The fate of a proposed $50 million tax increase for the forest preserve district is now in the hands of Kane County voters, commissioners decided Tuesday.

A measure to place a referendum question on the April ballot passed 19-3, with several commissioners saying the public has a right to decide how much they value open space.

"This vote today isn't about being either in favor of land acquisition or opposed to land acquisition," Commissioner Kurt Kojzarek said. "It's allowing the democratic process to take place and allowing our constituents a voice."

The forest preserve district is close to paying off the loan from a 1999 tax increase, at which point the district's portion of a resident's tax bill is expected to decline. The retirement of the debt, plus a small hike to the district's operating levy this year, would result in a $41.17 tax reduction for the owner of a $250,000 home.
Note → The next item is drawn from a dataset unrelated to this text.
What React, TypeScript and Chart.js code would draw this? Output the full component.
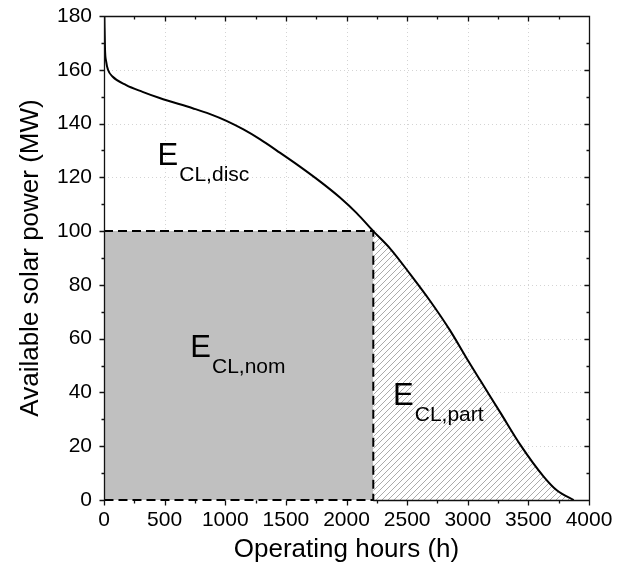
import { useEffect, useRef } from "react";
import { Chart, registerables } from "chart.js";

Chart.register(...registerables);

// Duration curve of available solar power
const hours = [3, 8, 18, 33, 70, 183, 318, 459, 731, 870, 1010, 1150, 1285, 1450, 1616, 1781, 1946, 2084, 2221, 2360, 2525, 2690, 2855, 3007, 3103, 3269, 3434, 3626, 3737, 3874];
const power = [180, 168, 163, 160, 157.5, 154.3, 151.8, 149.5, 145.7, 143.6, 141.0, 137.8, 134.2, 129.2, 124.0, 118.5, 112.5, 106.7, 100, 93.5, 84.0, 74.0, 63.0, 51.5, 44.5, 32.5, 20.5, 8.7, 3.5, 0];

// Nominal power block
const nominalPower = 100;
const nominalHours = 2221;

// Axes
const xMin = 0;
const xMax = 4000;
const xStep = 500;
const yMin = 0;
const yMax = 180;
const yStep = 20;

// Region labels: [main, subscript, anchor hours, anchor power]
const regionLabels: [string, string, number, number][] = [
  ["E", "CL,disc", 442, 124.5],
  ["E", "CL,nom", 712, 53.2],
  ["E", "CL,part", 2384, 35.3],
];

const FONT = '"Liberation Sans", Arial, Helvetica, sans-serif';

function makeHatch(): CanvasPattern | string {
  const s = 6;
  const c = document.createElement("canvas");
  c.width = s;
  c.height = s;
  const g = c.getContext("2d");
  if (!g) return "#ddd";
  g.fillStyle = "#ffffff";
  g.fillRect(0, 0, s, s);
  g.strokeStyle = "#ababab";
  g.lineWidth = 1;
  g.beginPath();
  g.moveTo(-1, s + 1);
  g.lineTo(s + 1, -1);
  g.moveTo(-1, 1);
  g.lineTo(1, -1);
  g.moveTo(s - 1, s + 1);
  g.lineTo(s + 1, s - 1);
  g.stroke();
  const p = g.createPattern(c, "repeat");
  return p || "#ddd";
}

const framePlugin = {
  id: "frameAndGrid",
  beforeDatasetsDraw(chart: any) {
    const { ctx, chartArea: a, scales } = chart;
    const xs = scales.x;
    const ys = scales.y;
    ctx.save();
    ctx.strokeStyle = "#d4d4d4";
    ctx.lineWidth = 1;
    ctx.setLineDash([1, 3]);
    ctx.beginPath();
    for (let v = xMin + xStep; v < xMax; v += xStep) {
      const px = Math.round(xs.getPixelForValue(v)) + 0.5;
      ctx.moveTo(px, a.top);
      ctx.lineTo(px, a.bottom);
    }
    for (let v = yMin + yStep; v < yMax; v += yStep) {
      const py = Math.round(ys.getPixelForValue(v)) + 0.5;
      ctx.moveTo(a.left, py);
      ctx.lineTo(a.right, py);
    }
    ctx.stroke();
    ctx.restore();
  },
  afterDatasetsDraw(chart: any) {
    const { ctx, chartArea: a, scales } = chart;
    const xs = scales.x;
    const ys = scales.y;
    const L = Math.round(a.left) + 0.5;
    const R = Math.round(a.right) + 0.5;
    const T = Math.round(a.top) + 0.5;
    const B = Math.round(a.bottom) + 0.5;
    const nomX = xs.getPixelForValue(nominalHours);
    ctx.save();
    ctx.strokeStyle = "#111";
    ctx.lineWidth = 1.3;
    ctx.setLineDash([]);
    ctx.beginPath();
    ctx.moveTo(L, B);
    ctx.lineTo(L, T);
    ctx.lineTo(R, T);
    ctx.lineTo(R, B);
    ctx.lineTo(nomX, B);
    for (let v = xMin; v <= xMax; v += xStep / 2) {
      const px = Math.round(xs.getPixelForValue(v)) + 0.5;
      const major = v % xStep === 0;
      ctx.moveTo(px, B);
      ctx.lineTo(px, B + (major ? 5 : 3));
      ctx.moveTo(px, T);
      ctx.lineTo(px, T + (major ? 5 : 3));
    }
    for (let v = yMin; v <= yMax; v += yStep / 2) {
      const py = Math.round(ys.getPixelForValue(v)) + 0.5;
      const major = v % yStep === 0;
      ctx.moveTo(L, py);
      ctx.lineTo(L - (major ? 5 : 3), py);
      ctx.moveTo(R, py);
      ctx.lineTo(R - (major ? 5 : 3), py);
    }
    ctx.stroke();

    ctx.fillStyle = "#000";
    ctx.textBaseline = "alphabetic";
    ctx.textAlign = "left";
    for (const [main, sub, h, p] of regionLabels) {
      const x = xs.getPixelForValue(h);
      const y = ys.getPixelForValue(p);
      ctx.font = `31px ${FONT}`;
      ctx.fillText(main, x, y);
      const w = ctx.measureText(main).width;
      ctx.font = `21px ${FONT}`;
      ctx.fillText(sub, x + w + 1, y + 16);
    }
    ctx.restore();
  },
};

export default function App() {
  const ref = useRef<HTMLCanvasElement | null>(null);
  useEffect(() => {
    const canvas = ref.current;
    if (!canvas) return;
    const curve = hours.map((h, i) => ({ x: h, y: power[i] }));
    const partial = curve.filter((p) => p.x >= nominalHours);
    if (partial.length === 0 || partial[0].x > nominalHours) {
      partial.unshift({ x: nominalHours, y: nominalPower });
    }
    const chart = new Chart(canvas, {
      type: "line",
      data: {
        datasets: [
          {
            data: curve,
            borderColor: "#000",
            borderWidth: 2,
            pointRadius: 0,
            fill: false,
            cubicInterpolationMode: "monotone",
            order: 0,
          },
          {
            data: [
              { x: xMin, y: nominalPower },
              { x: nominalHours, y: nominalPower },
              { x: nominalHours, y: yMin },
              { x: xMin, y: yMin },
            ],
            borderColor: "#000",
            borderWidth: 2,
            borderDash: [9, 5],
            pointRadius: 0,
            fill: false,
            clip: false,
            order: 1,
          },
          {
            data: [
              { x: xMin, y: nominalPower },
              { x: nominalHours, y: nominalPower },
            ],
            borderWidth: 0,
            pointRadius: 0,
            backgroundColor: "#c0c0c0",
            fill: "origin",
            order: 2,
          },
          {
            data: partial,
            borderWidth: 0,
            pointRadius: 0,
            backgroundColor: makeHatch() as any,
            fill: "origin",
            cubicInterpolationMode: "monotone",
            order: 3,
          },
        ],
      },
      options: {
        animation: false,
        responsive: false,
        devicePixelRatio: 1,
        layout: { padding: { top: 16, right: 50, left: 0, bottom: 0 } },
        plugins: { legend: { display: false }, tooltip: { enabled: false } },
        scales: {
          x: {
            type: "linear",
            min: xMin,
            max: xMax,
            afterFit: (s: any) => {
              s.height = 79;
              s.paddingLeft = 0;
              s.paddingRight = 0;
            },
            ticks: {
              stepSize: xStep,
              color: "#000",
              font: { family: FONT, size: 21 },
              padding: 8,
              maxRotation: 0,
              callback: (v: any) => String(v),
            },
            grid: { display: false, drawTicks: false },
            border: { display: false },
            title: {
              display: true,
              text: "Operating hours (h)",
              color: "#000",
              font: { family: FONT, size: 26 },
              padding: { top: 0, bottom: 14 },
            },
          },
          y: {
            type: "linear",
            min: yMin,
            max: yMax,
            afterFit: (s: any) => {
              s.width = 104;
              s.paddingTop = 0;
              s.paddingBottom = 0;
            },
            ticks: {
              stepSize: yStep,
              color: "#000",
              font: { family: FONT, size: 21 },
              padding: 12,
              callback: (v: any) => String(v),
            },
            grid: { display: false, drawTicks: false },
            border: { display: false },
            title: {
              display: true,
              text: "Available solar power (MW)",
              color: "#000",
              font: { family: FONT, size: 26 },
              padding: { top: 15, bottom: 0 },
            },
          },
        },
      },
      plugins: [framePlugin],
    });
    return () => chart.destroy();
  }, []);
  return (
    <div style={{ position: "absolute", left: 0, top: 0, width: 639, height: 579, background: "#fff" }}>
      <canvas ref={ref} width={639} height={579} style={{ display: "block" }} />
    </div>
  );
}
If voters approve the referendum for space, the tax cut for that home would shrink by about $22 per year.

"This does offer an excellent opportunity for our community to support an investment in our future," Commissioner Philip Lewis said. "Open space has proved over many, many years to add to the quality of life of our community. This $50 million will do exactly that."
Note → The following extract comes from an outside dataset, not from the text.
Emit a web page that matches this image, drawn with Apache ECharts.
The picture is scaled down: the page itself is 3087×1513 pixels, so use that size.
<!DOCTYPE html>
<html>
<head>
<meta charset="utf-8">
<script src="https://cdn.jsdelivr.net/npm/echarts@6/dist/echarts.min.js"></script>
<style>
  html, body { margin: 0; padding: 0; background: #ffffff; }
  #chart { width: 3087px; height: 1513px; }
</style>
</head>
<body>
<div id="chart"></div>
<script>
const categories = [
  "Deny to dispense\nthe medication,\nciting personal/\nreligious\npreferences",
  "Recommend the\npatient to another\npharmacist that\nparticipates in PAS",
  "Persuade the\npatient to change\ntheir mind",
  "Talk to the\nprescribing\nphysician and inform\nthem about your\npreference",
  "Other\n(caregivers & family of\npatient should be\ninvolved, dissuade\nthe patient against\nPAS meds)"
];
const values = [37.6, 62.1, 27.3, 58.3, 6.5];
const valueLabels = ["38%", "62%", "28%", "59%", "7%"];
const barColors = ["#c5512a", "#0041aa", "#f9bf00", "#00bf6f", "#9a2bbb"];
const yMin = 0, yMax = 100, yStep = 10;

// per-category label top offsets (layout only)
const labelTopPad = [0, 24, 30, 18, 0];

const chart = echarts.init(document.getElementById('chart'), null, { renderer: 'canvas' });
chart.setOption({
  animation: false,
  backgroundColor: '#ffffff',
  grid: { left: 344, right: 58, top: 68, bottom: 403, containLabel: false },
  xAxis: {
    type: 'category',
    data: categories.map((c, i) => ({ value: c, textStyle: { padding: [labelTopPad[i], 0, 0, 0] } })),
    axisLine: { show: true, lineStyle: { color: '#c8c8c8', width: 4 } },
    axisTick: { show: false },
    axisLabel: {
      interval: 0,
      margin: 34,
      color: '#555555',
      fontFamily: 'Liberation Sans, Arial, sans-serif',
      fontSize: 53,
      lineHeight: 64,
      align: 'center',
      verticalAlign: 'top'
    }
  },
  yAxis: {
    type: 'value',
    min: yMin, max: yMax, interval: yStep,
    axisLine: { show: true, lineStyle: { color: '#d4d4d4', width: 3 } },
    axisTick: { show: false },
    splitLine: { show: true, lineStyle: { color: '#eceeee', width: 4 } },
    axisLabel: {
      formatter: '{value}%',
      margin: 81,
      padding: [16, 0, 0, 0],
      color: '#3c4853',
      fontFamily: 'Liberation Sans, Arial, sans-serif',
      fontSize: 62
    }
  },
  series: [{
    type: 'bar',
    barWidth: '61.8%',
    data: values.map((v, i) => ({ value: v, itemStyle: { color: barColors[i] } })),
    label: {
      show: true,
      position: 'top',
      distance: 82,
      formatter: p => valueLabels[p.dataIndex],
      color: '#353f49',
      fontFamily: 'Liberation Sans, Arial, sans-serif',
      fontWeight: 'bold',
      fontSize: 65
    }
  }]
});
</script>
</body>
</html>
Commissioner T.R. Smith voted against the measure, saying he's received phone calls from numerous constituents concerned with the cost of both acquiring and maintaining more land. "A $50 million figure is exorbitant to many of them," he said.
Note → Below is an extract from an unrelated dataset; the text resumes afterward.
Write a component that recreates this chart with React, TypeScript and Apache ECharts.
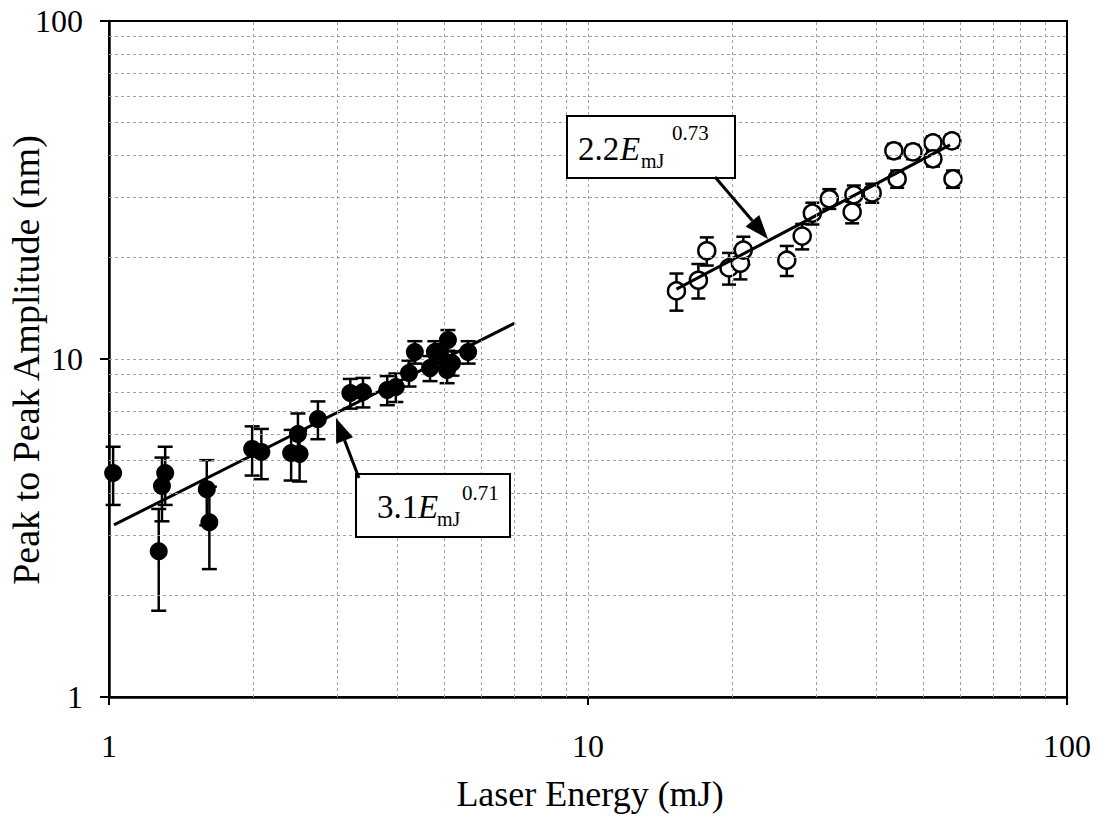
import React, { useEffect, useRef } from "react";
import * as echarts from "echarts";

// Filled circles (lower energy set): energy (mJ), amplitude (nm), error (nm)
const filledX = [1.02, 1.31, 1.29, 1.27, 1.60, 1.62, 1.99, 2.08, 2.40, 2.50, 2.48, 2.73, 3.19, 3.39, 3.81, 3.97, 4.23, 4.35, 4.68, 4.79, 5.10, 5.20, 5.08, 5.62, 4.91];
const filledY = [4.60, 4.60, 4.21, 2.70, 4.12, 3.29, 5.42, 5.31, 5.27, 5.24, 6.00, 6.64, 7.93, 7.99, 8.10, 8.26, 9.09, 10.49, 9.40, 10.49, 11.38, 9.73, 9.28, 10.49, 10.27];
const filledErr = [0.9, 0.9, 0.9, 0.9, 0.9, 0.9, 0.9, 0.9, 0.9, 0.9, 0.9, 0.85, 0.8, 0.8, 0.8, 0.8, 0.8, 0.8, 0.8, 0.8, 0.8, 0.8, 0.8, 0.8, 0.8];

// Open circles (higher energy set)
const openX = [15.3, 17.0, 17.7, 19.7, 20.8, 21.1, 26.0, 28.0, 29.4, 31.9, 35.6, 35.9, 39.2, 44.2, 43.5, 47.7, 52.5, 52.5, 57.5, 57.8];
const openY = [15.9, 17.1, 20.9, 18.6, 19.2, 21.0, 19.6, 23.1, 27.0, 29.8, 27.2, 30.6, 31.0, 34.1, 41.3, 41.0, 43.6, 39.1, 44.2, 34.1];
const openErr = [2.0, 2.0, 2.0, 2.0, 2.0, 2.0, 2.0, 2.0, 2.0, 2.0, 2.0, 2.0, 2.0, 2.0, 2.0, 2.0, 2.0, 2.0, 2.0, 2.0];

// Power-law fit lines (end points)
const fitFilledX = [1.024, 7.04];
const fitFilledY = [3.23, 12.78];
const fitOpenX = [15.3, 57.0];
const fitOpenY = [16.1, 43.0];

// Grid values
const minorGridValues = [2, 3, 4, 5, 6, 7, 8, 9, 10, 20, 30, 40, 50, 60, 70, 80, 90];

const FONT = "Liberation Serif, Times New Roman, serif";

function arrowHead(tail: number[], tip: number[], len: number, half: number) {
  const dx = tip[0] - tail[0];
  const dy = tip[1] - tail[1];
  const d = Math.sqrt(dx * dx + dy * dy);
  const ux = dx / d;
  const uy = dy / d;
  const bx = tip[0] - ux * len;
  const by = tip[1] - uy * len;
  return [
    [tip[0], tip[1]],
    [bx - uy * half, by + ux * half],
    [bx + uy * half, by - ux * half],
  ];
}

function errRender(capW: number) {
  return (params: any, api: any) => {
    const x = api.value(0);
    const y = api.value(1);
    const e = api.value(2);
    const top = api.coord([x, y + e]);
    const bot = api.coord([x, y - e]);
    const st = { stroke: "#000", lineWidth: 2.5 };
    return {
      type: "group",
      children: [
        { type: "line", shape: { x1: top[0], y1: top[1], x2: bot[0], y2: bot[1] }, style: st },
        { type: "line", shape: { x1: top[0] - capW / 2, y1: top[1], x2: top[0] + capW / 2, y2: top[1] }, style: st },
        { type: "line", shape: { x1: bot[0] - capW / 2, y1: bot[1], x2: bot[0] + capW / 2, y2: bot[1] }, style: st },
      ],
    };
  };
}

function txt(x: number, y: number, text: string, size: number, italic?: boolean) {
  return {
    type: "text",
    x,
    y,
    z: 21,
    style: {
      text,
      fontSize: size,
      fontFamily: FONT,
      fontStyle: italic ? "italic" : "normal",
      fill: "#000",
      verticalAlign: "bottom",
      textVerticalAlign: "bottom",
    },
  };
}

export default function App() {
  const ref = useRef<HTMLDivElement>(null);
  useEffect(() => {
    if (!ref.current) return;
    const chart = echarts.init(ref.current, null, { renderer: "svg" });

    const filledData = filledX.map((x, i) => [x, filledY[i]]);
    const filledErrData = filledX.map((x, i) => [x, filledY[i], filledErr[i]]);
    const openData = openX.map((x, i) => [x, openY[i]]);
    const openErrData = openX.map((x, i) => [x, openY[i], openErr[i]]);

    const gridLineStyle = { type: [3, 3] as any, color: "#a0a0a0", width: 1 };
    const markLines = [
      ...minorGridValues.map((v) => ({ xAxis: v })),
      ...minorGridValues.map((v) => ({ yAxis: v })),
    ];

    const arrow1Tail = [715, 177];
    const arrow1Tip = [768, 239];
    const arrow2Tail = [359, 478];
    const arrow2Tip = [336, 418];
    const head1 = arrowHead(arrow1Tail, arrow1Tip, 24, 9);
    const head2 = arrowHead(arrow2Tail, arrow2Tip, 24, 9);

    const option: any = {
      animation: false,
      backgroundColor: "#fff",
      textStyle: { fontFamily: FONT },
      grid: {
        left: 109,
        top: 21,
        right: 32,
        bottom: 120,
        show: true,
        borderColor: "#000",
        borderWidth: 2,
        backgroundColor: "transparent",
      },
      xAxis: {
        type: "log",
        logBase: 10,
        min: 1,
        max: 100,
        axisLine: { show: true, lineStyle: { color: "#000", width: 2.5 } },
        axisTick: { show: true, inside: false, length: 8, lineStyle: { color: "#000", width: 2 } },
        axisLabel: { color: "#000", fontSize: 32, fontFamily: FONT, margin: 33 },
        splitLine: { show: false },
      },
      yAxis: {
        type: "log",
        logBase: 10,
        min: 1,
        max: 100,
        axisLine: { show: true, lineStyle: { color: "#000", width: 2.5 } },
        axisTick: { show: true, inside: false, length: 9, lineStyle: { color: "#000", width: 2 } },
        axisLabel: { color: "#000", fontSize: 32, fontFamily: FONT, margin: 26 },
        splitLine: { show: false },
      },
      series: [
        {
          type: "line",
          data: [],
          silent: true,
          z: 1,
          markLine: {
            silent: true,
            symbol: ["none", "none"],
            label: { show: false },
            lineStyle: gridLineStyle,
            data: markLines,
          },
        },
        {
          type: "custom",
          name: "filledErr",
          renderItem: errRender(15),
          data: filledErrData,
          z: 2,
          silent: true,
        },
        {
          type: "custom",
          name: "openErr",
          renderItem: errRender(14),
          data: openErrData,
          z: 2,
          silent: true,
        },
        {
          type: "scatter",
          name: "open",
          data: openData,
          symbol: "circle",
          symbolSize: 17,
          itemStyle: { color: "#fff", borderColor: "#000", borderWidth: 2.5, opacity: 1 },
          z: 3,
        },
        {
          type: "line",
          name: "fitFilled",
          data: fitFilledX.map((x, i) => [x, fitFilledY[i]]),
          showSymbol: false,
          symbol: "none",
          lineStyle: { color: "#000", width: 3 },
          z: 4,
        },
        {
          type: "line",
          name: "fitOpen",
          data: fitOpenX.map((x, i) => [x, fitOpenY[i]]),
          showSymbol: false,
          symbol: "none",
          lineStyle: { color: "#000", width: 3 },
          z: 4,
        },
        {
          type: "scatter",
          name: "filled",
          data: filledData,
          symbol: "circle",
          symbolSize: 18,
          itemStyle: { color: "#000", opacity: 1 },
          z: 5,
        },
      ],
      graphic: [
        // axis titles
        {
          type: "text",
          x: 590,
          y: 794,
          z: 10,
          style: {
            text: "Laser Energy (mJ)",
            fontSize: 36,
            fontFamily: FONT,
            fill: "#000",
            align: "center",
            verticalAlign: "middle",
          },
        },
        {
          type: "text",
          x: 26,
          y: 360,
          rotation: Math.PI / 2,
          z: 10,
          style: {
            text: "Peak to Peak Amplitude (nm)",
            fontSize: 38,
            fontFamily: FONT,
            fill: "#000",
            align: "center",
            verticalAlign: "middle",
          },
        },
        // annotation 1
        {
          type: "rect",
          shape: { x: 567, y: 116, width: 168, height: 62 },
          style: { fill: "#fff", stroke: "#000", lineWidth: 2 },
          z: 20,
        },
        txt(578, 165, "2.2", 33),
        txt(620, 165, "E", 33, true),
        txt(641, 171, "mJ", 20),
        txt(672, 143, "0.73", 21),
        {
          type: "line",
          shape: { x1: arrow1Tail[0], y1: arrow1Tail[1], x2: head1[1][0] / 2 + head1[2][0] / 2, y2: head1[1][1] / 2 + head1[2][1] / 2 },
          style: { stroke: "#000", lineWidth: 3 },
          z: 21,
        },
        {
          type: "polygon",
          shape: { points: head1 },
          style: { fill: "#000" },
          z: 21,
        },
        // annotation 2
        {
          type: "rect",
          shape: { x: 356, y: 474, width: 154, height: 63 },
          style: { fill: "#fff", stroke: "#000", lineWidth: 2 },
          z: 20,
        },
        txt(377, 523, "3.1", 33),
        txt(418, 523, "E", 33, true),
        txt(437, 529, "mJ", 20),
        txt(462, 503, "0.71", 21),
        {
          type: "line",
          shape: { x1: arrow2Tail[0], y1: arrow2Tail[1], x2: head2[1][0] / 2 + head2[2][0] / 2, y2: head2[1][1] / 2 + head2[2][1] / 2 },
          style: { stroke: "#000", lineWidth: 3 },
          z: 21,
        },
        {
          type: "polygon",
          shape: { points: head2 },
          style: { fill: "#000" },
          z: 21,
        },
      ],
    };
    chart.setOption(option);
    return () => chart.dispose();
  }, []);

  return (
    <div
      ref={ref}
      style={{ position: "fixed", left: 0, top: 0, width: 1099, height: 817, background: "#fff" }}
    />
  );
}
Commissioners Douglas Scheflow and Jarett Sanchez also opposed the referendum.

While claiming he neither supports nor opposes the referendum, county board Chairman Chris Lauzen suggested commissioners consider how much money the forest preserve district will need to set aside for operational expenses so as to maintain a flat property tax levy in the next several years. If the referendum is approved, he cautioned, it would limit the district's ability to save money.

Commissioner John Hoscheit, an advocate for the tax increase, said it's the district's duty to continue investing in open space as long as residents continue supporting the process. The money from the tax increase would not be used for salaries, pensions and other operating costs, he said, but rather for paying off land the district permanently owns.

"Obviously we're all concerned about taxes and spending," he said. "But in my mind, spending is differentiated from investing."

Hoscheit said commissioners will meet with community leaders to determine a list of projects to be completed if the tax hike is approved. Commissioner Becky Gillam said she would like to use the money to buy land that would connect existing forest preserves to make communities more walkable.

A recent poll conducted by the Naperville-based Conservation Foundation showed about 58 percent of the 400 participants would support a $50 million referendum, foundation President Brook McDonald said.

"Your mandate is to preserve land and protect natural resources, and you decide the pace that happens," he said. "One way to determine the pace of accomplishing your mission is to go to the voters."